I’m a “white noise” kinda gal. I’ve grown accustomed to a tabletop fan constantly whirring in the background of my thoughts - not only while I sleep, but any time I’m in my room inside my apartment.
If my life had a soundtrack, it would be a loop of the sound of blades quickly moving air across a room.
I’ve known complete silence to be the loudest noise in the world. If I try to fall asleep without some kind of a whirrrrrrr or shhhhhh or sssssss, my thoughts reverberate around inside my brain, like conversation echoing off the walls and ceiling inside a new basketball court.
White noise provides auditory softness to a space.
Like pillows and blankets provide tactile comfort and decorations provide visual comfort, certain sounds offer a level of comfort or discomfort as well. Most of what I hear during my day is complete cacophony. I walk to and from work to a street symphony of my own feet on the pavement, passing cars, honking cars, mood music wafting from shops, shreds of conversation from other passersby, bike horns chiming, school busses stopping and the occasional ding or mrrr of a cell phone. At work, I’m surrounded by the clicking of my own keyboard, conversations floating through my door, my computer bonging or errring at me and the occasional semi truck lumbering past my window. I barely notice the clash of clamoring people and things, but if I had to describe the sounds, I would not classify them as “soft.”

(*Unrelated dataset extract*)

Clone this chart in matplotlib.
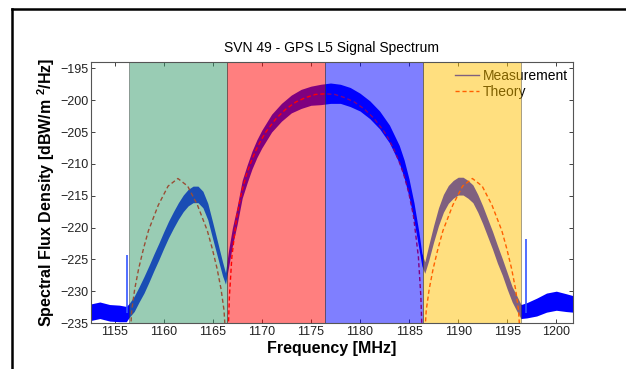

When I get home and collapse on my bed for a few minutes before motivating my legs to take me to the gym, my fan whirrs on to welcome me home. And that sound feels like the auditory equivalent of being wrapped up in a blanket made from the fur of angel alpacas.
So if I’m being honest, if my life had a soundtrack, it would consist of a few really epic songs (the kinds that make you want to weep and laugh at the same time) and then a few hours of a fan set on high.